** START **

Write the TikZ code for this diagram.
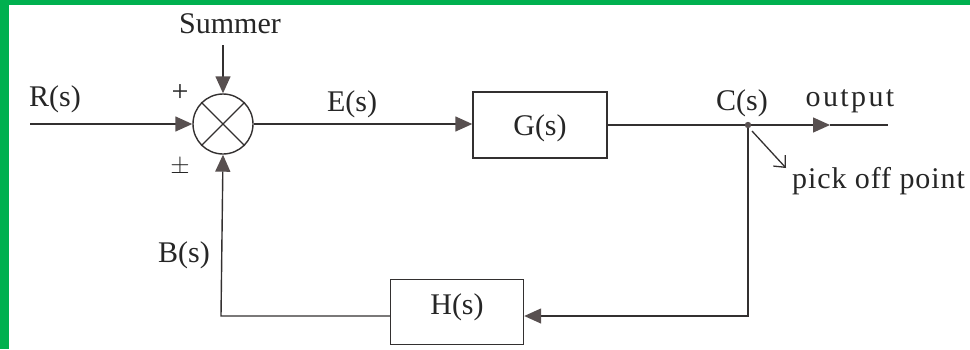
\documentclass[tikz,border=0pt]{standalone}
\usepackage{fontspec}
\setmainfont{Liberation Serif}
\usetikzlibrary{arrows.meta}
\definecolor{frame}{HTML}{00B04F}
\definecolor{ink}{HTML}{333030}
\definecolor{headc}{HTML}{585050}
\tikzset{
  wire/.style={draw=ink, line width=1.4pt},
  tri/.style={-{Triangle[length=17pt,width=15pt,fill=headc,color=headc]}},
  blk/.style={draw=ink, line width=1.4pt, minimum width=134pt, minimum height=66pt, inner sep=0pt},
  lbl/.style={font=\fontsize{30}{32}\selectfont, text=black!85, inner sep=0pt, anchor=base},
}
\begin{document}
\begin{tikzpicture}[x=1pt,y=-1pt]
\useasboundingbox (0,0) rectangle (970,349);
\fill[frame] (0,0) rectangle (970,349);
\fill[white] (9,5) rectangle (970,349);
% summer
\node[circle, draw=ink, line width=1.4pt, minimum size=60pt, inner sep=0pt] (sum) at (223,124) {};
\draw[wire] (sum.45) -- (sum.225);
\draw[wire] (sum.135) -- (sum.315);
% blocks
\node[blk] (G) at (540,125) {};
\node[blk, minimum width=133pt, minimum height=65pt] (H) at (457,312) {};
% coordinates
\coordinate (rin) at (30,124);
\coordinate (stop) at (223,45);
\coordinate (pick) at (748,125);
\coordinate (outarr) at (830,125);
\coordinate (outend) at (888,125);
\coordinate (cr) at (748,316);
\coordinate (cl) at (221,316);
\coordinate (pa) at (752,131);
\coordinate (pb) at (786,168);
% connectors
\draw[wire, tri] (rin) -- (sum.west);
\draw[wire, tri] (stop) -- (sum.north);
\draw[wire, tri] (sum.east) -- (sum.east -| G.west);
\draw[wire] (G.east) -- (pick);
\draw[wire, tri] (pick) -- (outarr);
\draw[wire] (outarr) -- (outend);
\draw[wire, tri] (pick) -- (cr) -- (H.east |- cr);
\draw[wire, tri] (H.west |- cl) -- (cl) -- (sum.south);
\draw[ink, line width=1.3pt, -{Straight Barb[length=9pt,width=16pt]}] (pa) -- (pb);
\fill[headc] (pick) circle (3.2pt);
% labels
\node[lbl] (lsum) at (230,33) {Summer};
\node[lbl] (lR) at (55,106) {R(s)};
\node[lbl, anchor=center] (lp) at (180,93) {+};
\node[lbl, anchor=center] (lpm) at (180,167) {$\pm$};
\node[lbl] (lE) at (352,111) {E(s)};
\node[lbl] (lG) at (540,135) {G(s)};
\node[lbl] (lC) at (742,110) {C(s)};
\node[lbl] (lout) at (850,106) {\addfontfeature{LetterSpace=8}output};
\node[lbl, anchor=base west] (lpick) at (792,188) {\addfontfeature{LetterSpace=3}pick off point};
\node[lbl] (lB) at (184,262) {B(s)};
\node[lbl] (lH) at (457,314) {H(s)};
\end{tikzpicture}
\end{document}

** END **
** START **

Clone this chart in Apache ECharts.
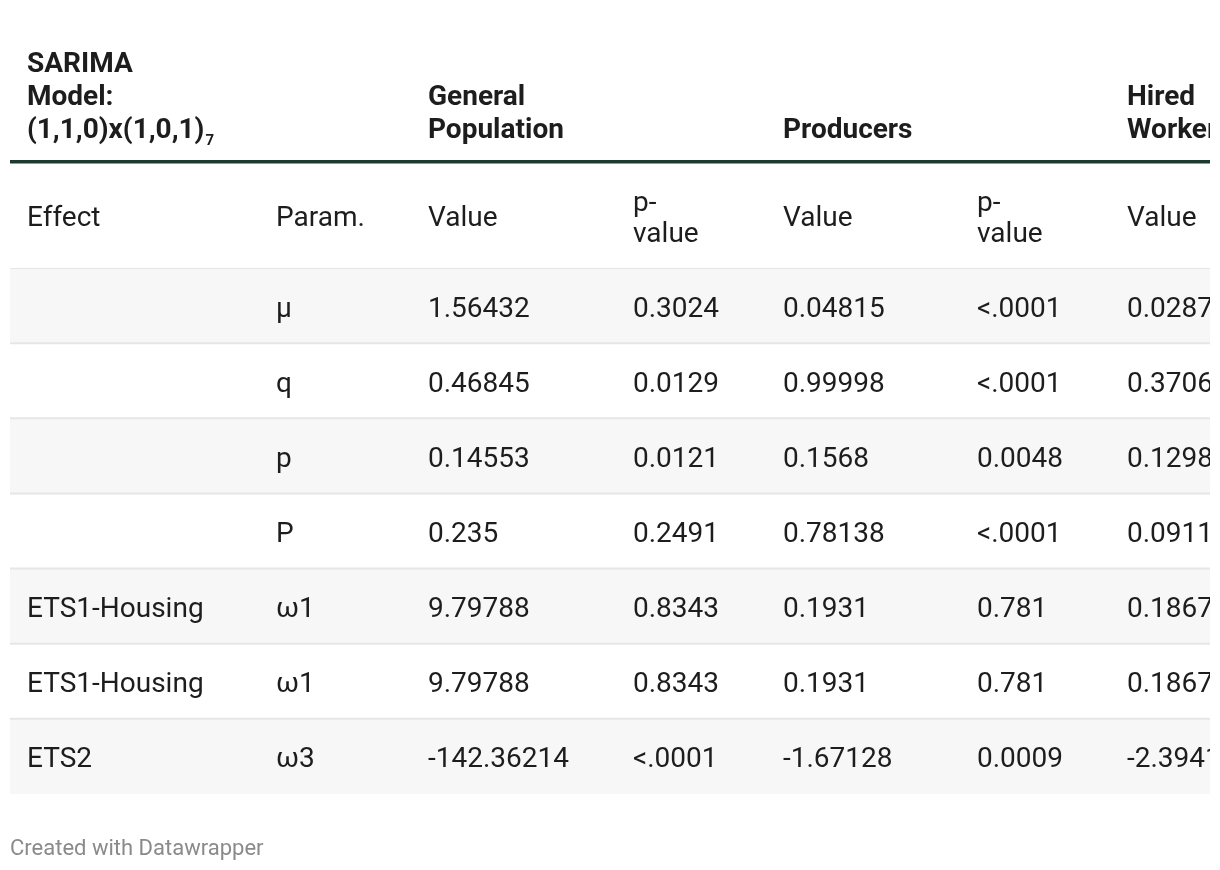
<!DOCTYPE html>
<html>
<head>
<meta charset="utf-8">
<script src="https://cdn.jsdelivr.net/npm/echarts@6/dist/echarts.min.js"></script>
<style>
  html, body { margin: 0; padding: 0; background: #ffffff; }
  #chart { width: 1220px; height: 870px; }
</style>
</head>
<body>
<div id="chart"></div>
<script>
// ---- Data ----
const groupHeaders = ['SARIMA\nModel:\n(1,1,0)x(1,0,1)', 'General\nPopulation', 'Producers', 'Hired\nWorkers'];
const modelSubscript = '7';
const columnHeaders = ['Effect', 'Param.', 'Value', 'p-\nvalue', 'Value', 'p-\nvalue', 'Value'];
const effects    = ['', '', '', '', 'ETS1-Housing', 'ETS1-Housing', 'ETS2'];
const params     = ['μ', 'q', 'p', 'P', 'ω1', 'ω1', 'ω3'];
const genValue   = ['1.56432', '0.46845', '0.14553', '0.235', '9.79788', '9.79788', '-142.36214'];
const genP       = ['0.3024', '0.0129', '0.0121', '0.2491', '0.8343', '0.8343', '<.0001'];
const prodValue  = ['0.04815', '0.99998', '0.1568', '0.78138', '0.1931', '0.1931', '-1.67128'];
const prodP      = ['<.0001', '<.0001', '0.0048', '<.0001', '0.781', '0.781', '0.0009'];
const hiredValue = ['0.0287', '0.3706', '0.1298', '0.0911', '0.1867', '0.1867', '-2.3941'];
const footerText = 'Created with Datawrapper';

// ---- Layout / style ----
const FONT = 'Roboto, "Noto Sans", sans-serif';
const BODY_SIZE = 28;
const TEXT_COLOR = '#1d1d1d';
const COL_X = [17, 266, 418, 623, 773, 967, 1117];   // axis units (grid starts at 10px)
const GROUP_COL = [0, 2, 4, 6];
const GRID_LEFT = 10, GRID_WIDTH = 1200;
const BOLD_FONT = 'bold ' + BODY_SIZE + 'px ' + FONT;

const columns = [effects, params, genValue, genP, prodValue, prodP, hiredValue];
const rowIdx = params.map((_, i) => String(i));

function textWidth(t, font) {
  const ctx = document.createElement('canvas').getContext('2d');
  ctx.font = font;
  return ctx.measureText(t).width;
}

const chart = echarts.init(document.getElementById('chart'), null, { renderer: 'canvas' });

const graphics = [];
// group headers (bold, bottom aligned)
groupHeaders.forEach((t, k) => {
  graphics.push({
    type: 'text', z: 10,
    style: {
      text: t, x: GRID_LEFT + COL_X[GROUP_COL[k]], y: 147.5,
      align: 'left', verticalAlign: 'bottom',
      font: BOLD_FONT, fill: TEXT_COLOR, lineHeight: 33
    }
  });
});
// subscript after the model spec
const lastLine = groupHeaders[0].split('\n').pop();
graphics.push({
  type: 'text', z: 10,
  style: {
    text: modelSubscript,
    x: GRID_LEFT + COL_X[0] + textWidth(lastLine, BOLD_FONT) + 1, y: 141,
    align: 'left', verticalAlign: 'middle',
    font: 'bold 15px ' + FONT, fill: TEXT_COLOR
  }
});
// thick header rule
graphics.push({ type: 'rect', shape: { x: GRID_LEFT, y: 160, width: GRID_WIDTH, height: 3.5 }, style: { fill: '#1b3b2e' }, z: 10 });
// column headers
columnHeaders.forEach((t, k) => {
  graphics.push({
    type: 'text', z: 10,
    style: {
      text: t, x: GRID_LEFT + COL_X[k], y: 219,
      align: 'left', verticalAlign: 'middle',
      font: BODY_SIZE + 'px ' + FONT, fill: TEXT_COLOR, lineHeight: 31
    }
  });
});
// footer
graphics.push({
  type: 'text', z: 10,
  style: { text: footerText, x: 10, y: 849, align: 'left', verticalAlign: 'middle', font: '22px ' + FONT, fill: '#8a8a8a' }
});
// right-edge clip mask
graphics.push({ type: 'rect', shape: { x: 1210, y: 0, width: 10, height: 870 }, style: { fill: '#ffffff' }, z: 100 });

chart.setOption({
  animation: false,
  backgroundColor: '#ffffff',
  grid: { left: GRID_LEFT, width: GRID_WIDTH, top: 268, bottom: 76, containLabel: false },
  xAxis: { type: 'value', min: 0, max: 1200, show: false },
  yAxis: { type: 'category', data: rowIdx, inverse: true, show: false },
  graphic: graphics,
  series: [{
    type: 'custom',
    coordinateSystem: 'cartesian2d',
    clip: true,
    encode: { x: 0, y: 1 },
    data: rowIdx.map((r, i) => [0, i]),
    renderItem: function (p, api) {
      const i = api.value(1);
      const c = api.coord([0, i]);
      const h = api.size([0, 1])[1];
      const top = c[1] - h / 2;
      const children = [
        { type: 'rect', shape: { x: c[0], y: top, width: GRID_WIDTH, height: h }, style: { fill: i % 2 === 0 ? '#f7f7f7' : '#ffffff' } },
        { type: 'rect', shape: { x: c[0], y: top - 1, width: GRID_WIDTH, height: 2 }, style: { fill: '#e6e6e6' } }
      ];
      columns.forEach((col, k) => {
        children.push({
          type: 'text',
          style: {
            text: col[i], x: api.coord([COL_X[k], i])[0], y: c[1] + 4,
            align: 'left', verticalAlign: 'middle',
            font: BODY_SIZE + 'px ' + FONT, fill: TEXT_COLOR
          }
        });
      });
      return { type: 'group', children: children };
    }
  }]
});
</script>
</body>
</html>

** END **

→ **Task brief**
Copy word for word only the lines above from the one with "Clone this chart in Apache ECharts." through the one with "const rowIdx = params.map((_, i)". Leave pictures out.

→ **Response below**
Clone this chart in Apache ECharts.
<!DOCTYPE html>
<html>
<head>
<meta charset="utf-8">
<script src="https://cdn.jsdelivr.net/npm/echarts@6/dist/echarts.min.js"></script>
<style>
  html, body { margin: 0; padding: 0; background: #ffffff; }
  #chart { width: 1220px; height: 870px; }
</style>
</head>
<body>
<div id="chart"></div>
<script>
// ---- Data ----
const groupHeaders = ['SARIMA\nModel:\n(1,1,0)x(1,0,1)', 'General\nPopulation', 'Producers', 'Hired\nWorkers'];
const modelSubscript = '7';
const columnHeaders = ['Effect', 'Param.', 'Value', 'p-\nvalue', 'Value', 'p-\nvalue', 'Value'];
const effects    = ['', '', '', '', 'ETS1-Housing', 'ETS1-Housing', 'ETS2'];
const params     = ['μ', 'q', 'p', 'P', 'ω1', 'ω1', 'ω3'];
const genValue   = ['1.56432', '0.46845', '0.14553', '0.235', '9.79788', '9.79788', '-142.36214'];
const genP       = ['0.3024', '0.0129', '0.0121', '0.2491', '0.8343', '0.8343', '<.0001'];
const prodValue  = ['0.04815', '0.99998', '0.1568', '0.78138', '0.1931', '0.1931', '-1.67128'];
const prodP      = ['<.0001', '<.0001', '0.0048', '<.0001', '0.781', '0.781', '0.0009'];
const hiredValue = ['0.0287', '0.3706', '0.1298', '0.0911', '0.1867', '0.1867', '-2.3941'];
const footerText = 'Created with Datawrapper';

// ---- Layout / style ----
const FONT = 'Roboto, "Noto Sans", sans-serif';
const BODY_SIZE = 28;
const TEXT_COLOR = '#1d1d1d';
const COL_X = [17, 266, 418, 623, 773, 967, 1117];   // axis units (grid starts at 10px)
const GROUP_COL = [0, 2, 4, 6];
const GRID_LEFT = 10, GRID_WIDTH = 1200;
const BOLD_FONT = 'bold ' + BODY_SIZE + 'px ' + FONT;

const columns = [effects, params, genValue, genP, prodValue, prodP, hiredValue];
const rowIdx = params.map((_, i) => String(i));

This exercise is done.